Objective
In this exercise, return the whole listing exactly, excluding any images.

* begin *

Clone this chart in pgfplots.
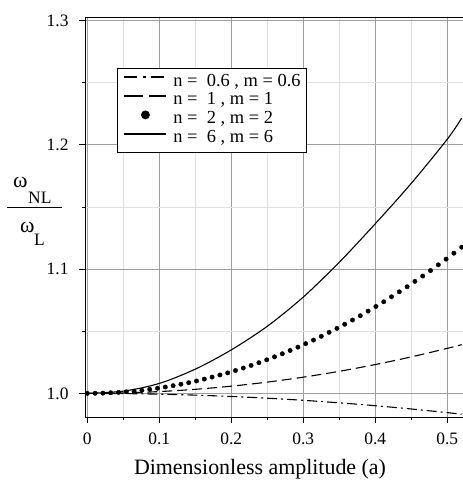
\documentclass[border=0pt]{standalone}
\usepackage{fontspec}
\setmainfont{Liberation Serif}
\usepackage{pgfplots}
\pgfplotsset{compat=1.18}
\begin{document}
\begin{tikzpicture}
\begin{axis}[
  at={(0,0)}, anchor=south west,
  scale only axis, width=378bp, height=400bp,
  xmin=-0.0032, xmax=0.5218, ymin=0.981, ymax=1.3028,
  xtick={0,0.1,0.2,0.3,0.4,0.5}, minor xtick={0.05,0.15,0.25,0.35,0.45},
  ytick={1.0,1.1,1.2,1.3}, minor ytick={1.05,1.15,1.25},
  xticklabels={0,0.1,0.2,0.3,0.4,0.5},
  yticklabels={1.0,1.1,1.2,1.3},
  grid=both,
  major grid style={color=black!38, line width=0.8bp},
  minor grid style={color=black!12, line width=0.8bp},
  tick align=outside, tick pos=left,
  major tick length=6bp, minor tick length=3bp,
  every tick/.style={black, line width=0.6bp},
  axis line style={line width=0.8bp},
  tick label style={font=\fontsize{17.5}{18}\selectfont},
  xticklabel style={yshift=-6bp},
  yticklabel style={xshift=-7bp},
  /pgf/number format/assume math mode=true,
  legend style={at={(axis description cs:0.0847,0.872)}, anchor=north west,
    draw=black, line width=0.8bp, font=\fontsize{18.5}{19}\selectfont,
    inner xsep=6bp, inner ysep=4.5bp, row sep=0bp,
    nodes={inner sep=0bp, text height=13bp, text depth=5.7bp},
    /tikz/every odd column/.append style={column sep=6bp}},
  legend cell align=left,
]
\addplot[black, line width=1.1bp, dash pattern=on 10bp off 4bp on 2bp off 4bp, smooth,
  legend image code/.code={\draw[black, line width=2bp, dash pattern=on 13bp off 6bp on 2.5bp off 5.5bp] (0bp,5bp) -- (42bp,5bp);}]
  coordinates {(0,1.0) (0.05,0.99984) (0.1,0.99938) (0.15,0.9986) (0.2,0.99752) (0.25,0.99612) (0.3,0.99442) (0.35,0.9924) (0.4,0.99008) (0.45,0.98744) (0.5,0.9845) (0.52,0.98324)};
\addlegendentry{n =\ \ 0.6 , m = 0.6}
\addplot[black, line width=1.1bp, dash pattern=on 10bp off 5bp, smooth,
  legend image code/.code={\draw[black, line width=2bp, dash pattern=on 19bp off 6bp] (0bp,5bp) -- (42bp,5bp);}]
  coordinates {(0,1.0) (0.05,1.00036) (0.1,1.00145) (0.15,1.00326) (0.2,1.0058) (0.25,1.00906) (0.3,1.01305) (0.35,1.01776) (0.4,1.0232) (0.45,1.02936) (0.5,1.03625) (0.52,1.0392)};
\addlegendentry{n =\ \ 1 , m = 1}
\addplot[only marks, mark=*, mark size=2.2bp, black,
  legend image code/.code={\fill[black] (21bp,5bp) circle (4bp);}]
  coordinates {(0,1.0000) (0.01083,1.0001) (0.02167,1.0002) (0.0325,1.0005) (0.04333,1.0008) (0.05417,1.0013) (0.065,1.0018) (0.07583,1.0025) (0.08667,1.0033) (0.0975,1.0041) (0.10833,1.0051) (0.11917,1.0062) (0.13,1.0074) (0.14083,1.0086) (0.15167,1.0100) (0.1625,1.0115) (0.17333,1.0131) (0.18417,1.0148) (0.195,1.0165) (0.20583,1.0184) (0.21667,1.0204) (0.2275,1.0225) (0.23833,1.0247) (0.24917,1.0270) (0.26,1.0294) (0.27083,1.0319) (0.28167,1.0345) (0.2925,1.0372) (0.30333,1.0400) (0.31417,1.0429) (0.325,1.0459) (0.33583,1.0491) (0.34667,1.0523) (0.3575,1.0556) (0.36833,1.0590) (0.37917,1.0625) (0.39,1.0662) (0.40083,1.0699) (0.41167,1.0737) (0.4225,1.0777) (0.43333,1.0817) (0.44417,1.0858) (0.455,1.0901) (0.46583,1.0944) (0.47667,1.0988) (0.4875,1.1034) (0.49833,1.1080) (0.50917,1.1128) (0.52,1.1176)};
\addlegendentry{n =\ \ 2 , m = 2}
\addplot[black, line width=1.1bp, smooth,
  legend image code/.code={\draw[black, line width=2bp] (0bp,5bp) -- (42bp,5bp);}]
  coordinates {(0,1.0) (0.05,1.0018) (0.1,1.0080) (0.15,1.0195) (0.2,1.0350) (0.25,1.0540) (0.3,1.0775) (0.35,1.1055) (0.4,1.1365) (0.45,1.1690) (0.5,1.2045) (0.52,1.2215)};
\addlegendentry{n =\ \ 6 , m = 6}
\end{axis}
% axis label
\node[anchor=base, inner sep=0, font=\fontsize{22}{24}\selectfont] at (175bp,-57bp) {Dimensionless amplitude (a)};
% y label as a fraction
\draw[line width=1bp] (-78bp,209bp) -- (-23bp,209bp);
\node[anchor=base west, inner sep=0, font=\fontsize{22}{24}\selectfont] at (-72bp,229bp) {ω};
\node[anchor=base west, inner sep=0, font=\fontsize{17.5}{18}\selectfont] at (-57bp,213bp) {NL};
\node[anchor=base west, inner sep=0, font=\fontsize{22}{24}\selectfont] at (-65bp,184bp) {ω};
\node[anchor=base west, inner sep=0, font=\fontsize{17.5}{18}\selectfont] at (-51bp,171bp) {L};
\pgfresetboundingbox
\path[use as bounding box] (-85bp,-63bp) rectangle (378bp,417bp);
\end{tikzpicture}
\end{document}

* end *

Written solution
Clone this chart in pgfplots.
\documentclass[border=0pt]{standalone}
\usepackage{fontspec}
\setmainfont{Liberation Serif}
\usepackage{pgfplots}
\pgfplotsset{compat=1.18}
\begin{document}
\begin{tikzpicture}
\begin{axis}[
  at={(0,0)}, anchor=south west,
  scale only axis, width=378bp, height=400bp,
  xmin=-0.0032, xmax=0.5218, ymin=0.981, ymax=1.3028,
  xtick={0,0.1,0.2,0.3,0.4,0.5}, minor xtick={0.05,0.15,0.25,0.35,0.45},
  ytick={1.0,1.1,1.2,1.3}, minor ytick={1.05,1.15,1.25},
  xticklabels={0,0.1,0.2,0.3,0.4,0.5},
  yticklabels={1.0,1.1,1.2,1.3},
  grid=both,
  major grid style={color=black!38, line width=0.8bp},
  minor grid style={color=black!12, line width=0.8bp},
  tick align=outside, tick pos=left,
  major tick length=6bp, minor tick length=3bp,
  every tick/.style={black, line width=0.6bp},
  axis line style={line width=0.8bp},
  tick label style={font=\fontsize{17.5}{18}\selectfont},
  xticklabel style={yshift=-6bp},
  yticklabel style={xshift=-7bp},
  /pgf/number format/assume math mode=true,
  legend style={at={(axis description cs:0.0847,0.872)}, anchor=north west,
    draw=black, line width=0.8bp, font=\fontsize{18.5}{19}\selectfont,
    inner xsep=6bp, inner ysep=4.5bp, row sep=0bp,
    nodes={inner sep=0bp, text height=13bp, text depth=5.7bp},
    /tikz/every odd column/.append style={column sep=6bp}},
  legend cell align=left,
]
\addplot[black, line width=1.1bp, dash pattern=on 10bp off 4bp on 2bp off 4bp, smooth,
  legend image code/.code={\draw[black, line width=2bp, dash pattern=on 13bp off 6bp on 2.5bp off 5.5bp] (0bp,5bp) -- (42bp,5bp);}]
  coordinates {(0,1.0) (0.05,0.99984) (0.1,0.99938) (0.15,0.9986) (0.2,0.99752) (0.25,0.99612) (0.3,0.99442) (0.35,0.9924) (0.4,0.99008) (0.45,0.98744) (0.5,0.9845) (0.52,0.98324)};
\addlegendentry{n =\ \ 0.6 , m = 0.6}
\addplot[black, line width=1.1bp, dash pattern=on 10bp off 5bp, smooth,
  legend image code/.code={\draw[black, line width=2bp, dash pattern=on 19bp off 6bp] (0bp,5bp) -- (42bp,5bp);}]
  coordinates {(0,1.0) (0.05,1.00036) (0.1,1.00145) (0.15,1.00326) (0.2,1.0058) (0.25,1.00906) (0.3,1.01305) (0.35,1.01776) (0.4,1.0232) (0.45,1.02936) (0.5,1.03625) (0.52,1.0392)};
\addlegendentry{n =\ \ 1 , m = 1}
\addplot[only marks, mark=*, mark size=2.2bp, black,
  legend image code/.code={\fill[black] (21bp,5bp) circle (4bp);}]
  coordinates {(0,1.0000) (0.01083,1.0001) (0.02167,1.0002) (0.0325,1.0005) (0.04333,1.0008) (0.05417,1.0013) (0.065,1.0018) (0.07583,1.0025) (0.08667,1.0033) (0.0975,1.0041) (0.10833,1.0051) (0.11917,1.0062) (0.13,1.0074) (0.14083,1.0086) (0.15167,1.0100) (0.1625,1.0115) (0.17333,1.0131) (0.18417,1.0148) (0.195,1.0165) (0.20583,1.0184) (0.21667,1.0204) (0.2275,1.0225) (0.23833,1.0247) (0.24917,1.0270) (0.26,1.0294) (0.27083,1.0319) (0.28167,1.0345) (0.2925,1.0372) (0.30333,1.0400) (0.31417,1.0429) (0.325,1.0459) (0.33583,1.0491) (0.34667,1.0523) (0.3575,1.0556) (0.36833,1.0590) (0.37917,1.0625) (0.39,1.0662) (0.40083,1.0699) (0.41167,1.0737) (0.4225,1.0777) (0.43333,1.0817) (0.44417,1.0858) (0.455,1.0901) (0.46583,1.0944) (0.47667,1.0988) (0.4875,1.1034) (0.49833,1.1080) (0.50917,1.1128) (0.52,1.1176)};
\addlegendentry{n =\ \ 2 , m = 2}
\addplot[black, line width=1.1bp, smooth,
  legend image code/.code={\draw[black, line width=2bp] (0bp,5bp) -- (42bp,5bp);}]
  coordinates {(0,1.0) (0.05,1.0018) (0.1,1.0080) (0.15,1.0195) (0.2,1.0350) (0.25,1.0540) (0.3,1.0775) (0.35,1.1055) (0.4,1.1365) (0.45,1.1690) (0.5,1.2045) (0.52,1.2215)};
\addlegendentry{n =\ \ 6 , m = 6}
\end{axis}
% axis label
\node[anchor=base, inner sep=0, font=\fontsize{22}{24}\selectfont] at (175bp,-57bp) {Dimensionless amplitude (a)};
% y label as a fraction
\draw[line width=1bp] (-78bp,209bp) -- (-23bp,209bp);
\node[anchor=base west, inner sep=0, font=\fontsize{22}{24}\selectfont] at (-72bp,229bp) {ω};
\node[anchor=base west, inner sep=0, font=\fontsize{17.5}{18}\selectfont] at (-57bp,213bp) {NL};
\node[anchor=base west, inner sep=0, font=\fontsize{22}{24}\selectfont] at (-65bp,184bp) {ω};
\node[anchor=base west, inner sep=0, font=\fontsize{17.5}{18}\selectfont] at (-51bp,171bp) {L};
\pgfresetboundingbox
\path[use as bounding box] (-85bp,-63bp) rectangle (378bp,417bp);
\end{tikzpicture}
\end{document}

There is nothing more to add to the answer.